* **Aim**: The exercise asks you to copy every line below in which "this" appears.
★ ★ ★ ★ ★ ★ ★
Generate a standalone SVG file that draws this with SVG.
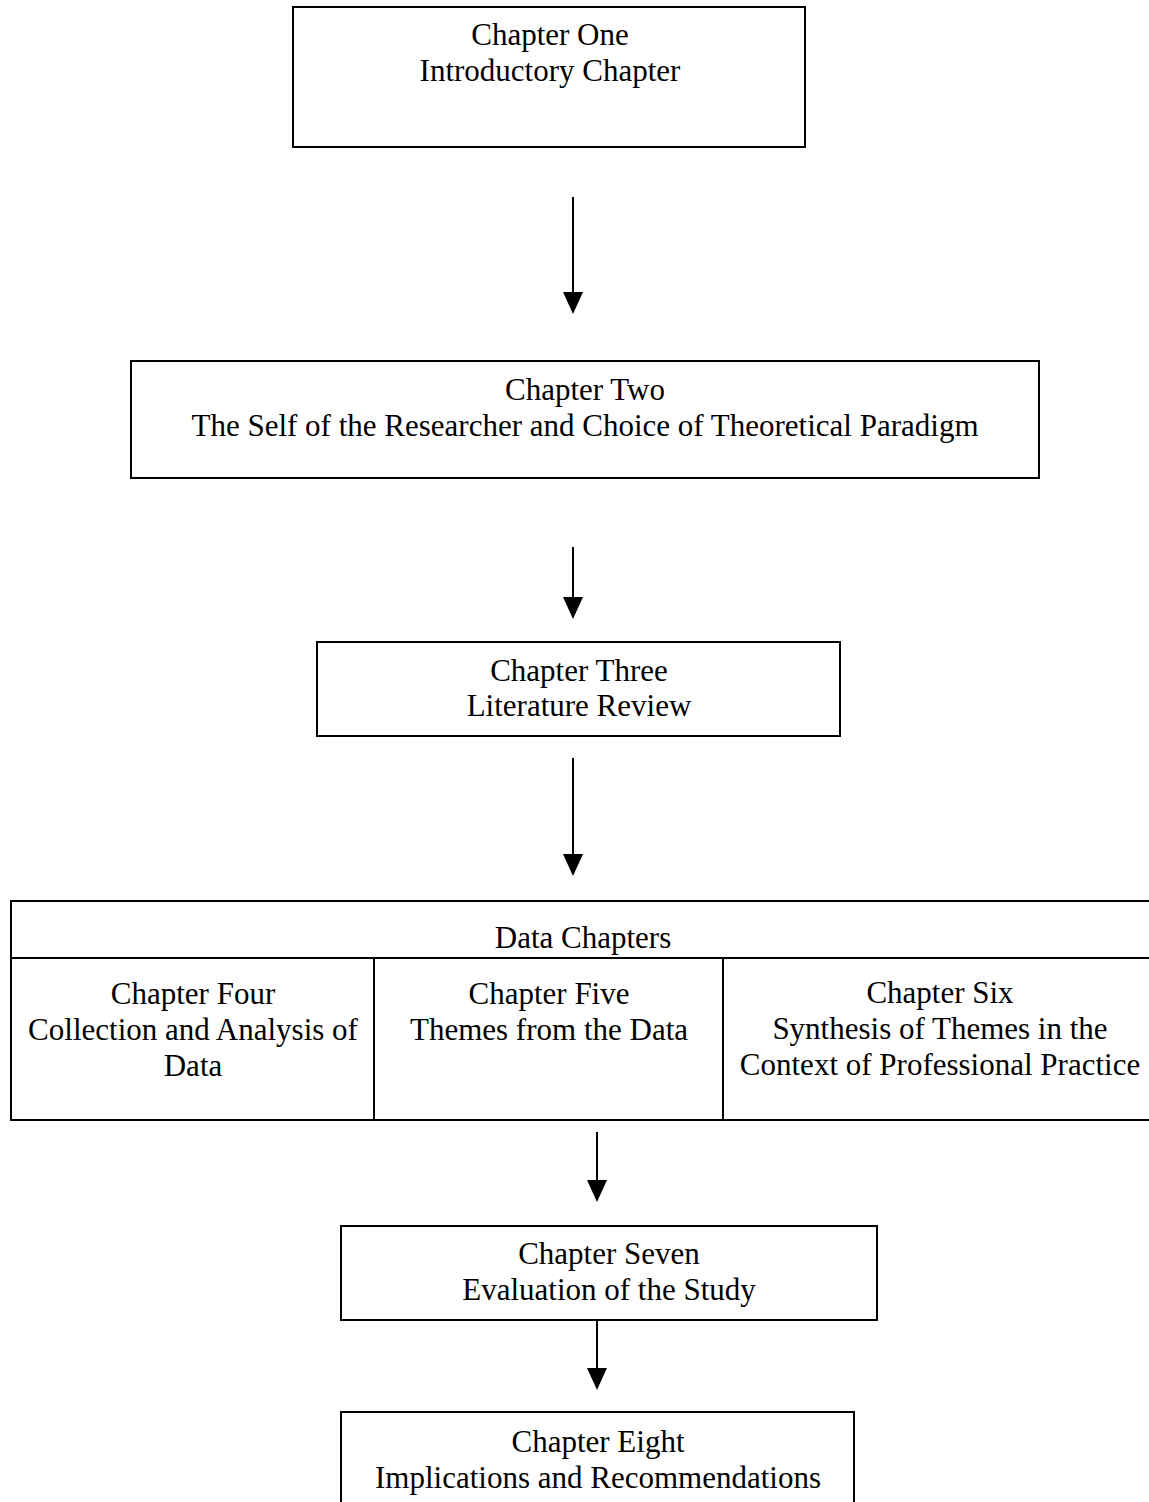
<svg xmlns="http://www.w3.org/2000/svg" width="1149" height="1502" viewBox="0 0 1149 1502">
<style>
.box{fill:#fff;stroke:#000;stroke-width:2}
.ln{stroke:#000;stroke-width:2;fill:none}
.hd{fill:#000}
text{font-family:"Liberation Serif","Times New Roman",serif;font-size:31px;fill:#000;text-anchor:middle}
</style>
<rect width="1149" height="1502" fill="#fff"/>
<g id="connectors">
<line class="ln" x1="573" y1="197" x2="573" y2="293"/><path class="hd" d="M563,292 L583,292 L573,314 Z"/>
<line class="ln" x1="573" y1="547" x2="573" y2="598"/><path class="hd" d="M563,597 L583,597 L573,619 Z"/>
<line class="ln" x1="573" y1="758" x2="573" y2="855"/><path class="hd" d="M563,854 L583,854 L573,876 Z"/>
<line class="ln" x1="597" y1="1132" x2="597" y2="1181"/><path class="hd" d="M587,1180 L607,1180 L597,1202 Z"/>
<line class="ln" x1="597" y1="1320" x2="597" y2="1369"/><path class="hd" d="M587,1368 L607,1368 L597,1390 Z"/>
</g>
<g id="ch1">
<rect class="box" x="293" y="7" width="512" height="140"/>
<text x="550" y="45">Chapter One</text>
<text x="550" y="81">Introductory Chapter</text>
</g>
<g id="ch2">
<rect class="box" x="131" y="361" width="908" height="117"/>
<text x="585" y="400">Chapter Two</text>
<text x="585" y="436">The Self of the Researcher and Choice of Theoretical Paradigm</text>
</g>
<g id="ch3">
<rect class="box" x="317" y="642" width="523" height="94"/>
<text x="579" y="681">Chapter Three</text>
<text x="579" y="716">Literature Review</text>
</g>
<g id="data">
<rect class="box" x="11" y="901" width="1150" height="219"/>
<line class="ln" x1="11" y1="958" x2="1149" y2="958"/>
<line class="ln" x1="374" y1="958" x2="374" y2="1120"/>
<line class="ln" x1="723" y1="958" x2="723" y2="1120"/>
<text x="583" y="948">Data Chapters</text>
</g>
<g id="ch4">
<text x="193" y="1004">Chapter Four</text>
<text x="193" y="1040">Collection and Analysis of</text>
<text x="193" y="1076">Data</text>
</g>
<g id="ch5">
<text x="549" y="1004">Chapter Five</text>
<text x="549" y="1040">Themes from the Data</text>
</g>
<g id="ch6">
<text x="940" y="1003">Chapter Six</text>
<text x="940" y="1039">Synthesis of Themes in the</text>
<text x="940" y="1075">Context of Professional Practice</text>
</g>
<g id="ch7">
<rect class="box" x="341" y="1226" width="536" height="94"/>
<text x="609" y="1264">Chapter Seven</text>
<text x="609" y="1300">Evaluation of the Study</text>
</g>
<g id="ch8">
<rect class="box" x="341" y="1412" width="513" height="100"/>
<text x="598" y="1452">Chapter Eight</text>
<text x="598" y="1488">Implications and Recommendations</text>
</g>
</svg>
★ ★ ★ ★ ★ ★ ★
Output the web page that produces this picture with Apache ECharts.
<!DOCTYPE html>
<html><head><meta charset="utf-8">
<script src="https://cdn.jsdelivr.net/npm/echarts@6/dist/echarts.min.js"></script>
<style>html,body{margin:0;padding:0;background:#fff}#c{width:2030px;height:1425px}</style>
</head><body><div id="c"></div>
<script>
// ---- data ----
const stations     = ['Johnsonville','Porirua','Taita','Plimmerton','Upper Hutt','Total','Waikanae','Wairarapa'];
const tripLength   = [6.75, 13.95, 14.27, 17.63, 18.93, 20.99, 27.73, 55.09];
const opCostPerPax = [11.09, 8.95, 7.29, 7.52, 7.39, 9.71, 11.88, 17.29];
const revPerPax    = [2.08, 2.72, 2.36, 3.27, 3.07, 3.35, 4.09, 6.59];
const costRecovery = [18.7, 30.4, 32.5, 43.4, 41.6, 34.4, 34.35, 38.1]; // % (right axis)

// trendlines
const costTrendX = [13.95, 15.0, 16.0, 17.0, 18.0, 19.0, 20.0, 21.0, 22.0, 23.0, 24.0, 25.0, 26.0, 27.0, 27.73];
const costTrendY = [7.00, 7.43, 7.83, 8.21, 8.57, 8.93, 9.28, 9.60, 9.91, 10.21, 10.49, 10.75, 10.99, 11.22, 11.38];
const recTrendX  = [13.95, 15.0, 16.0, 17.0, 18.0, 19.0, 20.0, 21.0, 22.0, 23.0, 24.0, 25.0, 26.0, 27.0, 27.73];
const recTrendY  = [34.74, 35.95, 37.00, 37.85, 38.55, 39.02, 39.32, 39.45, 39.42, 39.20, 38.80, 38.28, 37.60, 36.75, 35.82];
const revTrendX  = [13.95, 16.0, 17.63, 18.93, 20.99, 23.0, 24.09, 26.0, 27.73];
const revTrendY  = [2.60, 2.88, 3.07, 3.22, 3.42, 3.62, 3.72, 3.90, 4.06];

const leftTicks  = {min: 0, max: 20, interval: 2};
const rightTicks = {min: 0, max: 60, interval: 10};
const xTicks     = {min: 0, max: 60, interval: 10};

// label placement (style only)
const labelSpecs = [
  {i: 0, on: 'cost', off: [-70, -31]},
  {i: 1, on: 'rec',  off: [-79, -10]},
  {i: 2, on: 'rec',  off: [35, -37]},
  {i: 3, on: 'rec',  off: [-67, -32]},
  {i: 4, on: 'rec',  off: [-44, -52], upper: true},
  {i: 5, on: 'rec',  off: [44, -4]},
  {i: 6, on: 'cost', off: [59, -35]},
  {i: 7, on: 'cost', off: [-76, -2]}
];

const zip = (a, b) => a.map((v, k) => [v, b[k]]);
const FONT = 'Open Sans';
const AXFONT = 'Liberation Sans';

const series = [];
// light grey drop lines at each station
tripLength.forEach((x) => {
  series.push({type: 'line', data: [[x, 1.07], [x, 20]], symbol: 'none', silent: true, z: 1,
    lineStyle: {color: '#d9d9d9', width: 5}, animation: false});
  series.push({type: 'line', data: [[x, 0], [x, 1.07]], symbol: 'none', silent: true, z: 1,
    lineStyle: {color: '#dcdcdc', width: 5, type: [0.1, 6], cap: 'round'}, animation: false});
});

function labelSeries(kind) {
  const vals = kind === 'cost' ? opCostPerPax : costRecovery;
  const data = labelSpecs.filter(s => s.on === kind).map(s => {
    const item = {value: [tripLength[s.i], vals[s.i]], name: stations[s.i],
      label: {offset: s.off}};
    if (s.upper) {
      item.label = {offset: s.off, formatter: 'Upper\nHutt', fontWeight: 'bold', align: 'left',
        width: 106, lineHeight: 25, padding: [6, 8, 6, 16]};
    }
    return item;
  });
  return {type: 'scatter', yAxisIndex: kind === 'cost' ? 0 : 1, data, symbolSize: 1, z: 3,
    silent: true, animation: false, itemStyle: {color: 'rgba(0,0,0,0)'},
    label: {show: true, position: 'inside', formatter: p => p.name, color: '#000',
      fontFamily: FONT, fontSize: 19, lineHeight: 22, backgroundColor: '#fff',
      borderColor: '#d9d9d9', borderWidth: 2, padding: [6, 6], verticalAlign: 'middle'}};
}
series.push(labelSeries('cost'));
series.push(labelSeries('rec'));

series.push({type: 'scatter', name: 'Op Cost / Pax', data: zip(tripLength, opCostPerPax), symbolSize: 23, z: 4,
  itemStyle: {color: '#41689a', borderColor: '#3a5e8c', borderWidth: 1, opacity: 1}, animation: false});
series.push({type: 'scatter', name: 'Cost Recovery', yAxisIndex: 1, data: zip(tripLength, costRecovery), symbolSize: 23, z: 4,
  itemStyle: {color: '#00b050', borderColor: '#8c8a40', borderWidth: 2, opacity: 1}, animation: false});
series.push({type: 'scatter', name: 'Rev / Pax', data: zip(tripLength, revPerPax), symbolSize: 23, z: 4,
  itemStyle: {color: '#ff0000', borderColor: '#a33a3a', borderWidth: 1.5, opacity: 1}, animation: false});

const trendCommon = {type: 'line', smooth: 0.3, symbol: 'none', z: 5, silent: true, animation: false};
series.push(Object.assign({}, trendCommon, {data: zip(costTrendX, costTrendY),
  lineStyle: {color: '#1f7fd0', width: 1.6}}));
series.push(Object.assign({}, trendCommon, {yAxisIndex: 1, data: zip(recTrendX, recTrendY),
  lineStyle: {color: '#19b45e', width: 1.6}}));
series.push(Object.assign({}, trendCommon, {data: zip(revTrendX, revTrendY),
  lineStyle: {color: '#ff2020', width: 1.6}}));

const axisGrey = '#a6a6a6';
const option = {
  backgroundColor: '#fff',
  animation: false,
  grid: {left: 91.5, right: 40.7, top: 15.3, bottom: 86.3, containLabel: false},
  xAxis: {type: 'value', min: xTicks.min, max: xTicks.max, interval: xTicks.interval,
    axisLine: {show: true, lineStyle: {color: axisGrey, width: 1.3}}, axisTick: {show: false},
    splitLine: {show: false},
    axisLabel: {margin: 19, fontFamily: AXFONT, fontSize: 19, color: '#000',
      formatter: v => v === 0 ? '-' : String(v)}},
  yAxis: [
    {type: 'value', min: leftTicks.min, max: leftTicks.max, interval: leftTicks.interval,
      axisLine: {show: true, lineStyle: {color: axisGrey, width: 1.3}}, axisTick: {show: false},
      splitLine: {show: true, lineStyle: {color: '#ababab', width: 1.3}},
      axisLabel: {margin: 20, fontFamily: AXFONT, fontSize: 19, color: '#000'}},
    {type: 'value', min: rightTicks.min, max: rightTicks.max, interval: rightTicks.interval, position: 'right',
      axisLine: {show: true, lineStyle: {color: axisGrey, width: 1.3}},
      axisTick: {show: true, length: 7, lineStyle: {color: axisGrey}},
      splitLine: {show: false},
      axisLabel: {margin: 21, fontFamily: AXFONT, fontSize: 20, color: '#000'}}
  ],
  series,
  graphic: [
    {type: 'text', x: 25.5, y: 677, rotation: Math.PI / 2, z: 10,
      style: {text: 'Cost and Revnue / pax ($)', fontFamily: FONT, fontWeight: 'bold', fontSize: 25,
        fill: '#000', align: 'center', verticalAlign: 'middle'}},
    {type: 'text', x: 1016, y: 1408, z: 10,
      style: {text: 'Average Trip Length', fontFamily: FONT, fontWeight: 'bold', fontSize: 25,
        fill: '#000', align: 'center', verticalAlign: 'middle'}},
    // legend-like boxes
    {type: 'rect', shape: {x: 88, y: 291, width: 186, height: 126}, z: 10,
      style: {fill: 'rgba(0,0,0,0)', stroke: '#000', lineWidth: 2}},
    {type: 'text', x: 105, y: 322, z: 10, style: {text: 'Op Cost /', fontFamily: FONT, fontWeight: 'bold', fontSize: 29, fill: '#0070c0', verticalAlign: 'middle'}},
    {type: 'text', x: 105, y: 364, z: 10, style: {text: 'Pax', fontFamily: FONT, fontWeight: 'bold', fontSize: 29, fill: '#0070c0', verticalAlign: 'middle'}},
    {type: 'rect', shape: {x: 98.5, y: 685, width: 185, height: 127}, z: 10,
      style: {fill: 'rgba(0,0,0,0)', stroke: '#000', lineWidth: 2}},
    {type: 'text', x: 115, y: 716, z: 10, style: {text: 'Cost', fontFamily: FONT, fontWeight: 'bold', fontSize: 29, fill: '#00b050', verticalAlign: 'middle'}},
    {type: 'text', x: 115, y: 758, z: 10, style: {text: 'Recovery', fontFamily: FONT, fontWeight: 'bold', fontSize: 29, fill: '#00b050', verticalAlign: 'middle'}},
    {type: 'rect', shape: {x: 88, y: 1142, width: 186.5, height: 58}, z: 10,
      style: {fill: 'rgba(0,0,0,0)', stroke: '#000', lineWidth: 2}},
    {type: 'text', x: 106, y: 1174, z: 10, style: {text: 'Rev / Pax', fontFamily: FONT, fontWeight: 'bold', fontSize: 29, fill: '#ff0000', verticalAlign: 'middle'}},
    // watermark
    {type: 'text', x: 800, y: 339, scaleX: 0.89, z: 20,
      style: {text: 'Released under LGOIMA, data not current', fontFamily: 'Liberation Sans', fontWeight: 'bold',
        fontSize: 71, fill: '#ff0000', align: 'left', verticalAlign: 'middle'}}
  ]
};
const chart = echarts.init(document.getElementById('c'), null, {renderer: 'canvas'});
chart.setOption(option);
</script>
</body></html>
★ ★ ★ ★ ★ ★ ★
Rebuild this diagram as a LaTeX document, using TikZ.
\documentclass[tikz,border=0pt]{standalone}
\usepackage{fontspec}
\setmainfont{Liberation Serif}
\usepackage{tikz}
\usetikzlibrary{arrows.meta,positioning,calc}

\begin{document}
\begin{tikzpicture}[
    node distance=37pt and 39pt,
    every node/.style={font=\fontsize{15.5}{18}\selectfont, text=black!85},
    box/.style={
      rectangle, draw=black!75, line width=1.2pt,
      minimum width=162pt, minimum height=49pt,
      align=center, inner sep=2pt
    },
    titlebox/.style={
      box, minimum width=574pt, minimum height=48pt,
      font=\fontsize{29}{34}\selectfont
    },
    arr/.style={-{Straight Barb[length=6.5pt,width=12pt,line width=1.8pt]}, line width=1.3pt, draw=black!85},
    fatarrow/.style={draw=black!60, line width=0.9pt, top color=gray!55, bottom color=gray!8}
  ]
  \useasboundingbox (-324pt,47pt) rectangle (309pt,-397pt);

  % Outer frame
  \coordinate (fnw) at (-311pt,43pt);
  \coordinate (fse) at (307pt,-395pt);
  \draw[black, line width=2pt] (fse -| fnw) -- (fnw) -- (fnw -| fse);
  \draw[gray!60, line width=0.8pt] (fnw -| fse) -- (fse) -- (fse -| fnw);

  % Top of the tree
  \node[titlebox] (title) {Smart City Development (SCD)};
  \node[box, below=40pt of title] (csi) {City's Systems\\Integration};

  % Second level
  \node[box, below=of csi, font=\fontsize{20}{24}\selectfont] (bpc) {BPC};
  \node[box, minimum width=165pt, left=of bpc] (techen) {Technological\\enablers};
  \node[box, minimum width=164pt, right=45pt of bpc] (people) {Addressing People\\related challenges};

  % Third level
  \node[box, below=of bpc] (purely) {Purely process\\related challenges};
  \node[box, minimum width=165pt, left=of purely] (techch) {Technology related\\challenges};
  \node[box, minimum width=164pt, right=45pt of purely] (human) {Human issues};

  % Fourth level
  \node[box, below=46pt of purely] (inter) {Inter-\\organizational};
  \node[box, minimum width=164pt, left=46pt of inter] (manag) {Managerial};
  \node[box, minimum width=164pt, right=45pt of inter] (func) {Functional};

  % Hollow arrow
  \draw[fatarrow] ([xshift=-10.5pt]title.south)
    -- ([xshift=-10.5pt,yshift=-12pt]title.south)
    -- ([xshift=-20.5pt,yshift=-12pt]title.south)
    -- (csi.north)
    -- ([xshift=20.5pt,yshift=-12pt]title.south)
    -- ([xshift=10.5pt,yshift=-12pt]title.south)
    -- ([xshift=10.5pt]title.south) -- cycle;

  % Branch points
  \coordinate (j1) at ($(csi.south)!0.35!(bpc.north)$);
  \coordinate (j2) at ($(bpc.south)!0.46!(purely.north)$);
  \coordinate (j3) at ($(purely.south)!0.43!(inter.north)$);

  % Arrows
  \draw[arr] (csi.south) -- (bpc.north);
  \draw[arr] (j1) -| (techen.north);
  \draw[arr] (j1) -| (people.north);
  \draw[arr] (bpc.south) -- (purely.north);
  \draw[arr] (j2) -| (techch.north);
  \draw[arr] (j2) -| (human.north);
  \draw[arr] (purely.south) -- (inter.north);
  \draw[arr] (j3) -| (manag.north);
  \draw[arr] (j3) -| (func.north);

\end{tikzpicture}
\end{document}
★ ★ ★ ★ ★ ★ ★
* **The response**:
Generate a standalone SVG file that draws this with SVG.
Output the web page that produces this picture with Apache ECharts.
Rebuild this diagram as a LaTeX document, using TikZ.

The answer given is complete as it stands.